I agreed to give a mini-workshop on podcasting on Wednesday, to force myself to learn more about Audacity. Creating a bumper for DS106 Radio seemed like a good way to get started, and it’s a manageable amount of work for a 20-minute demonstration.

Here’s the thing, followed by how I made it:

First, I wanted to know what I’d be saying. The old Outer Limits opening came to mind – “we control the horizontal, we control the vertical.” That speaks a little to the “own your tools” ethos of DS106.

But if “we” control it, that suggests that “you” (the listener) doesn’t. And that doesn’t sound very DS106 at all.  So I rewrote it, for a participatory audio culture, to be “Radio DS106 – You control the gain; you control the Auto-Tune.”

Then I went hunting for an audio track to mix in. A search for “sci-fi” on CCMixter turned up a track called “Space Station Melody” by a member called Gurdonark. (For a 15-second bump on a non-profit radio station, you could probably make a fair use argument for whatever you wanted to sample… but it’s also a chance for me to model searching for Creative Commons-licensed material for my faculty.)

It’s kind of funny, come to think of it… the futuristic pinging of Space Station Melody is more reminiscent of the pizzicato opening of The Twilight Zone than the dramatic strings and horns of The Outer Limits.

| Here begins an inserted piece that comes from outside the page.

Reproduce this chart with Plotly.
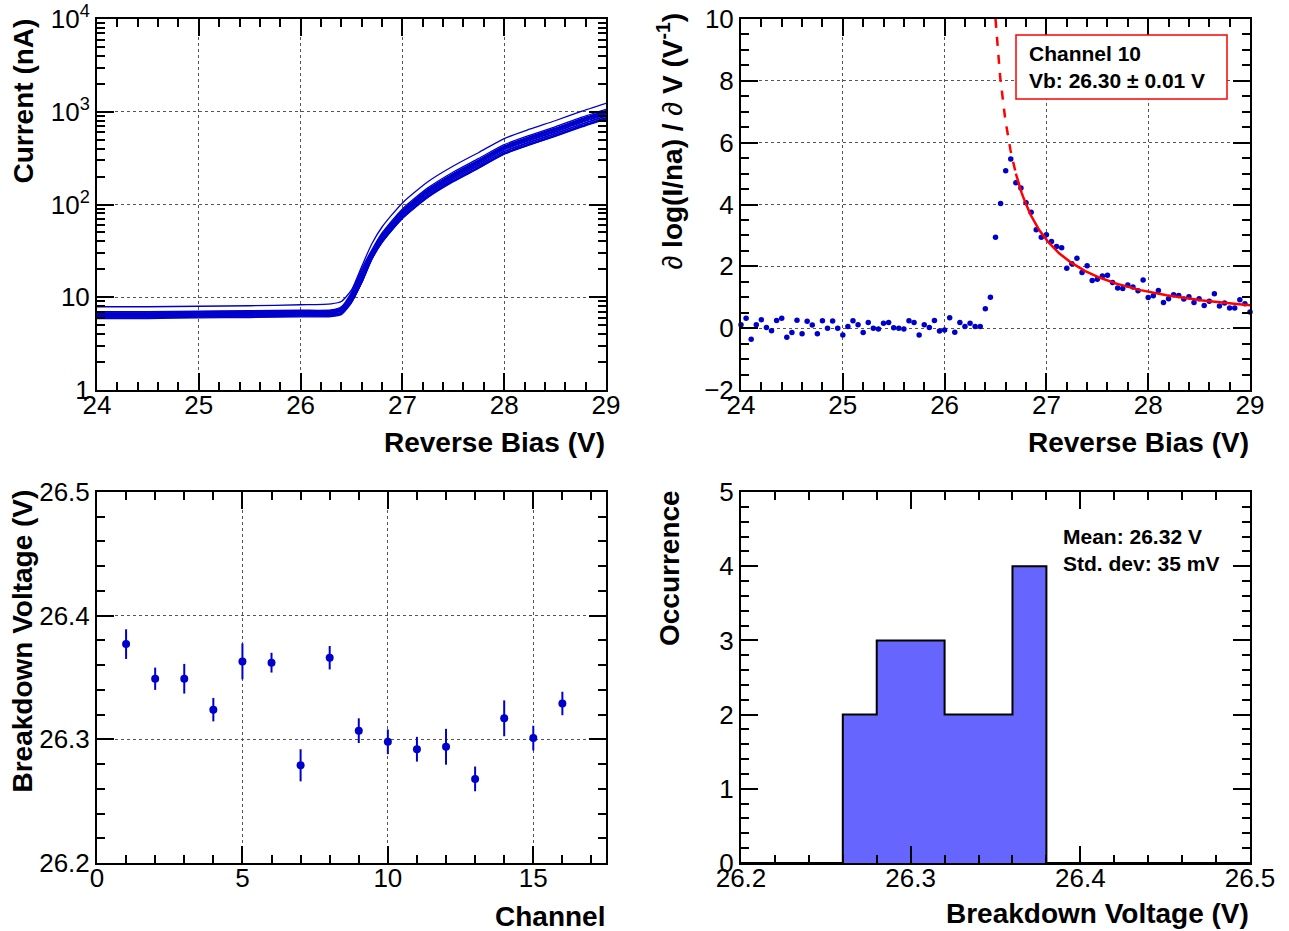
import numpy as np
import plotly.graph_objects as go

W, H = 1289, 931
FONT = "Liberation Sans, Arial, Helvetica, sans-serif"
BLUE = "#0000cc"

# ---------------- I-V curves, 16 channels (nA) ----------------
BIAS_V = [24.0, 24.5, 25.0, 25.5, 26.0, 26.3, 26.4, 26.5, 26.6, 26.7,
          26.8, 27.0, 27.25, 27.5, 27.75, 28.0, 28.25, 28.5, 28.75, 29.0]
CH01_NA = [6.2, 6.2, 6.3, 6.35, 6.45, 6.5, 6.8, 8.9, 14.3, 25.5, 38.7, 70.4, 119, 176, 246, 348, 438, 541, 679, 836]
CH02_NA = [6.0, 6.0, 6.1, 6.15, 6.25, 6.3, 6.6, 9.2, 15.5, 27.6, 41.8, 76.0, 128, 190, 266, 375, 473, 584, 733, 903]
CH03_NA = [6.5, 6.5, 6.6, 6.65, 6.75, 6.8, 7.1, 9.6, 15.8, 27.3, 41.4, 75.2, 127, 188, 263, 371, 468, 578, 726, 893]
CH04_NA = [6.7, 6.7, 6.8, 6.85, 6.95, 7.0, 7.4, 10.2, 17.2, 29.0, 44.0, 80.0, 135, 200, 280, 395, 498, 615, 772, 950]
CH05_NA = [5.9, 5.9, 6.0, 6.05, 6.15, 6.2, 6.5, 8.7, 14.4, 26.1, 39.6, 72.0, 122, 180, 252, 356, 449, 554, 695, 855]
CH06_NA = [6.3, 6.3, 6.4, 6.45, 6.55, 6.6, 6.9, 9.2, 15.0, 26.4, 40.0, 72.8, 123, 182, 255, 359, 453, 560, 703, 865]
CH07_NA = [7.0, 7.0, 7.1, 7.15, 7.25, 7.3, 7.9, 11.4, 20.2, 32.5, 49.3, 89.6, 151, 224, 314, 442, 557, 689, 865, 1064]
CH08_NA = [6.1, 6.1, 6.2, 6.25, 6.35, 6.4, 6.7, 8.9, 14.4, 25.8, 39.2, 71.2, 120, 178, 249, 352, 443, 547, 687, 846]
CH09_NA = [6.6, 6.6, 6.7, 6.75, 6.85, 6.9, 7.4, 10.4, 18.0, 30.2, 45.8, 83.2, 140, 208, 291, 411, 518, 640, 803, 988]
CH10_NA = [6.8, 6.8, 6.9, 6.95, 7.05, 7.1, 7.6, 10.7, 18.6, 30.7, 46.6, 84.8, 143, 212, 297, 419, 528, 652, 818, 1007]
CH11_NA = [6.4, 6.4, 6.5, 6.55, 6.65, 6.7, 7.2, 10.5, 18.6, 31.3, 47.5, 86.4, 146, 216, 302, 427, 538, 664, 834, 1026]
CH12_NA = [6.9, 6.9, 7.0, 7.05, 7.15, 7.2, 7.7, 10.9, 18.9, 31.0, 47.1, 85.6, 144, 214, 300, 423, 533, 658, 826, 1017]
CH13_NA = [7.9, 7.9, 8.0, 8.1, 8.3, 8.5, 9.0, 12.0, 21.5, 37.7, 57.2, 104, 176, 260, 364, 514, 648, 800, 1004, 1235]
CH14_NA = [6.2, 6.2, 6.3, 6.35, 6.45, 6.5, 6.9, 9.8, 17.1, 29.6, 44.9, 81.6, 138, 204, 286, 403, 508, 627, 787, 969]
CH15_NA = [6.6, 6.6, 6.7, 6.75, 6.85, 6.9, 7.4, 10.5, 18.2, 30.5, 46.2, 84.0, 142, 210, 294, 415, 523, 646, 811, 998]
CH16_NA = [6.5, 6.5, 6.6, 6.65, 6.75, 6.8, 7.2, 9.9, 16.6, 28.4, 43.1, 78.4, 132, 196, 274, 387, 488, 603, 757, 931]
IV_CURVES = [CH01_NA, CH02_NA, CH03_NA, CH04_NA, CH05_NA, CH06_NA, CH07_NA, CH08_NA,
             CH09_NA, CH10_NA, CH11_NA, CH12_NA, CH13_NA, CH14_NA, CH15_NA, CH16_NA]

# ---------------- d ln(I)/dV for channel 10 ----------------
DERIV_V = np.round(np.arange(24.0, 29.0001, 0.05), 2)
DERIV_VAL = [0.11, 0.32, -0.36, 0.11, 0.27, 0.02, -0.08, 0.25, 0.32, -0.29,
             -0.14, 0.26, -0.18, 0.22, 0.10, -0.18, 0.24, 0.00, 0.23, 0.00,
             -0.22, 0.05, 0.24, 0.11, -0.14, 0.18, 0.00, -0.03, 0.16, 0.18,
             0.01, 0.00, -0.03, 0.24, 0.18, -0.22, 0.11, 0.02, 0.25, -0.09,
             -0.06, 0.34, -0.13, 0.18, 0.05, 0.16, 0.05, 0.05, 0.63, 1.00,
             2.94, 4.03, 5.09, 5.47, 4.70, 4.53, 4.06, 3.75, 3.18, 2.94,
             3.02, 2.80, 2.64, 2.60, 1.94, 2.08, 2.26, 1.80, 2.02, 1.54,
             1.58, 1.69, 1.71, 1.48, 1.30, 1.28, 1.40, 1.33, 1.21, 1.56,
             0.99, 1.05, 1.22, 0.83, 0.95, 1.08, 1.06, 0.94, 1.02, 0.83,
             0.95, 0.73, 0.87, 1.11, 0.72, 0.81, 0.65, 0.65, 0.92, 0.79,
             0.52]
FIT_VB = 26.30          # fitted breakdown voltage (V)
FIT_COEF = 2.0          # d lnI/dV = FIT_COEF / (V - Vb)
FIT_SOLID_FROM = 26.7   # fit range start
FIT_MAX_X = 29.0

# ---------------- breakdown voltage per channel ----------------
CHANNELS = list(range(1, 17))
VB_CH = [26.377, 26.349, 26.349, 26.324, 26.363, 26.362, 26.279, 26.366,
         26.307, 26.298, 26.292, 26.294, 26.268, 26.317, 26.301, 26.329]
VB_ERR = [0.012, 0.009, 0.012, 0.0095, 0.0145, 0.008, 0.013, 0.0095,
          0.010, 0.010, 0.010, 0.0145, 0.010, 0.0145, 0.010, 0.0095]
HIST_LO, HIST_HI, HIST_BIN = 26.2, 26.5, 0.02


def px(x):
    return x / W


def py(y):
    return 1 - y / H


# panel frames in pixels: (left, right, top, bottom)
P_TL = (97, 606, 19, 390)
P_TR = (741, 1250, 19, 390)
P_BL = (97, 606, 492, 863)
P_BR = (741, 1250, 492, 863)

fig = go.Figure()

# I-V curves
for curve in IV_CURVES:
    fig.add_trace(go.Scatter(x=BIAS_V, y=curve, mode="lines",
                             line=dict(color=BLUE, width=1.3, shape="spline", smoothing=0.6),
                             xaxis="x", yaxis="y", showlegend=False))

# derivative points
fig.add_trace(go.Scatter(x=DERIV_V, y=DERIV_VAL, mode="markers",
                         marker=dict(color=BLUE, size=5.5), cliponaxis=False,
                         xaxis="x2", yaxis="y2", showlegend=False))

# fit curve: dashed outside the fit range, solid inside
v_dash = np.linspace(FIT_VB + FIT_COEF / 10.0, FIT_SOLID_FROM, 60)
v_solid = np.linspace(FIT_SOLID_FROM, FIT_MAX_X, 200)
fig.add_trace(go.Scatter(x=v_dash, y=FIT_COEF / (v_dash - FIT_VB), mode="lines",
                         line=dict(color="#ff0000", width=2.5, dash="dash"),
                         xaxis="x2", yaxis="y2", showlegend=False))
fig.add_trace(go.Scatter(x=v_solid, y=FIT_COEF / (v_solid - FIT_VB), mode="lines",
                         line=dict(color="#ff0000", width=2.5),
                         xaxis="x2", yaxis="y2", showlegend=False))

# breakdown voltage vs channel
fig.add_trace(go.Scatter(x=CHANNELS, y=VB_CH, mode="markers",
                         marker=dict(color=BLUE, size=8),
                         error_y=dict(type="data", array=VB_ERR, color=BLUE,
                                      thickness=2, width=0),
                         xaxis="x3", yaxis="y3", showlegend=False))

# histogram of breakdown voltages
edges = np.round(np.arange(HIST_LO, HIST_HI + HIST_BIN / 2, HIST_BIN), 3)
counts, _ = np.histogram(VB_CH, bins=edges)
centers = (edges[:-1] + edges[1:]) / 2
fig.add_trace(go.Bar(x=centers, y=counts, width=HIST_BIN,
                     marker=dict(color="#6666ff", line=dict(width=0)),
                     xaxis="x4", yaxis="y4", showlegend=False))
step_x = list(edges[:-1]) + [edges[-1]]
step_y = list(counts) + [counts[-1]]
fig.add_trace(go.Scatter(x=step_x, y=step_y, mode="lines",
                         line=dict(color="black", width=2, shape="hv"),
                         xaxis="x4", yaxis="y4", showlegend=False))


def axis(domain, rng, dtick=None, minor_dtick=None, grid=True, standoff=0, **kw):
    d = dict(domain=domain, range=rng, showline=True, linecolor="black", linewidth=2,
             mirror="allticks", ticks="inside", ticklen=17, tickwidth=1.5,
             tickcolor="black", showgrid=grid, gridcolor="#555555", griddash="dot",
             gridwidth=1, zeroline=False, ticklabelstandoff=standoff, automargin=False,
             tickfont=dict(family=FONT, size=26, color="black"))
    if dtick is not None:
        d["dtick"] = dtick
        d["tick0"] = 0
    if minor_dtick is not None:
        d["minor"] = dict(ticks="inside", ticklen=8, tickwidth=1.5, tickcolor="black",
                          dtick=minor_dtick, tick0=0, showgrid=False)
    d.update(kw)
    return d


def xdom(p):
    return [px(p[0]), px(p[1])]


def ydom(p):
    return [py(p[3]), py(p[2])]


log_minor = [m * 10 ** e for e in range(0, 4) for m in range(2, 10)]
XS = -9   # x tick-label standoff
YS = 0    # y tick-label standoff

fig.update_layout(
    width=W, height=H, margin=dict(l=0, r=0, t=0, b=0, autoexpand=False),
    paper_bgcolor="white", plot_bgcolor="white", showlegend=False,
    bargap=0,
    xaxis=axis(xdom(P_TL), [24, 29], 1, 0.2, standoff=XS, anchor="y"),
    yaxis=axis(ydom(P_TL), [0, 4], standoff=YS, anchor="x", type="log",
               tickvals=[1, 10, 100, 1000, 10000],
               ticktext=["1", "10", "10<sup>2</sup>", "10<sup>3</sup>", "10<sup>4</sup>"],
               minor=dict(ticks="inside", ticklen=8, tickwidth=1.5, tickcolor="black",
                          tickvals=log_minor, showgrid=False)),
    xaxis2=axis(xdom(P_TR), [24, 29], 1, 0.2, standoff=XS, anchor="y2"),
    yaxis2=axis(ydom(P_TR), [-2, 10], 2, 0.5, standoff=YS, anchor="x2"),
    xaxis3=axis(xdom(P_BL), [0, 17.5], 5, 1, standoff=XS, anchor="y3"),
    yaxis3=axis(ydom(P_BL), [26.2, 26.5], 0.1, 0.02, standoff=YS, anchor="x3",
                tickformat=".1f"),
    xaxis4=axis(xdom(P_BR), [26.2, 26.5], 0.1, 0.02, grid=False, standoff=XS,
                anchor="y4", tickformat=".1f"),
    yaxis4=axis(ydom(P_BR), [0, 5], 1, 0.2, grid=False, standoff=YS, anchor="x4"),
)

TITLE_FONT = dict(family=FONT, size=28, color="black", weight="bold")
ann = []


def xtitle(text, right, yc):
    ann.append(dict(text=text, x=px(right), y=py(yc), xref="paper", yref="paper",
                    xanchor="right", yanchor="middle", showarrow=False, font=TITLE_FONT))


def ytitle(text, xc, top, weight="bold"):
    f = dict(TITLE_FONT)
    f["weight"] = weight
    ann.append(dict(text=text, x=px(xc), y=py(top), xref="paper", yref="paper",
                    xanchor="center", yanchor="top", textangle=-90, showarrow=False,
                    font=f))


xtitle("Reverse Bias (V)", 607, 442)
xtitle("Reverse Bias (V)", 1251, 442)
xtitle("Channel", 607, 916)
xtitle("Breakdown Voltage (V)", 1251, 913)
ytitle("Current (nA)", 23, 17)
ytitle("∂ <b>log(I/na) / </b>∂<b> V (V<sup>-1</sup>)</b>", 670, 11, weight="normal")
ytitle("Breakdown Voltage (V)", 22, 488)
ytitle("Occurrence", 669, 488)

BOX_FONT = dict(family=FONT, size=21, color="black", weight="bold")
ann.append(dict(text=f"Channel 10<br>Vb: {FIT_VB:.2f} ± 0.01 V", x=px(1027), y=py(40),
                xref="paper", yref="paper", xanchor="left", yanchor="top",
                align="left", showarrow=False, font=BOX_FONT))
ann.append(dict(text=f"Mean: {np.mean(VB_CH):.2f} V<br>Std. dev: 35 mV",
                x=px(1061), y=py(523), xref="paper", yref="paper", xanchor="left",
                yanchor="top", align="left", showarrow=False, font=BOX_FONT))
fig.update_layout(annotations=ann)

fig.add_shape(type="rect", xref="paper", yref="paper",
              x0=px(1016), x1=px(1227), y0=py(99), y1=py(35),
              line=dict(color="#ff0000", width=1.5), fillcolor="white", layer="above")

fig.write_html("out.html")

Anyway, I recorded into Audacity, imported the Space Station Melody MP3, and arranged the voice track to the point in the music where I wanted it to start. I brought the volume of the music down a hair while I was talking with the Envelope tool, and used the Fade Out filter to get out. (And then trimmed off the end of the music.)

I owe a link of thanks to Nicky Memita for her post on this assignment, which was quite useful as I navigated Audacity’s imposing list of filters and effects.

Troll Quotes

There Are Four Lights

The Troll Quotes assignment is another reason I signed up for DS106. We see plenty of motivational posters, demotivational posters, and LOLCATS, but I was just tickled by the idea of a three-way culture hack.

The gloss on this one is a little tortured (heh), but –

  1. The screengrab is from The Muppet Movie. I was watching it with my family, and when this shot comes on at the end, I said the quote…
  2. Which is from one of the best episodes of Star Trek: The Next Generation. A Cardassian torturer attempts to break Captain Picard’s will by forcing him to say that there are 5 lights in the room, when in fact there are only 4.
    (It’s an amusing coincidence that both the TNG episode and the scene in The Muppet Movie have a lot to do with memories, but it wasn’t intentional.)
  3. So why Mal Reynolds from Firefly? Eh, why not. He’s a captain, like Picard, and he’s kind of Muppety.

As far as the technology, this one is pretty straightforward. I tried doing the screengrab straight from the DVD, but some kind of copy protection got in the way – so I ripped it. I learned that Quicktime will advance roughly a frame at a time with the right and left arrow keys (which iTunes won’t), which helped me sync things up. I used Adobe Photoshop Express to do the video edit; it was a little wonky compared to what I’d expect from local image editing software, but it got the job done, and probably with fewer opportunities to get lost.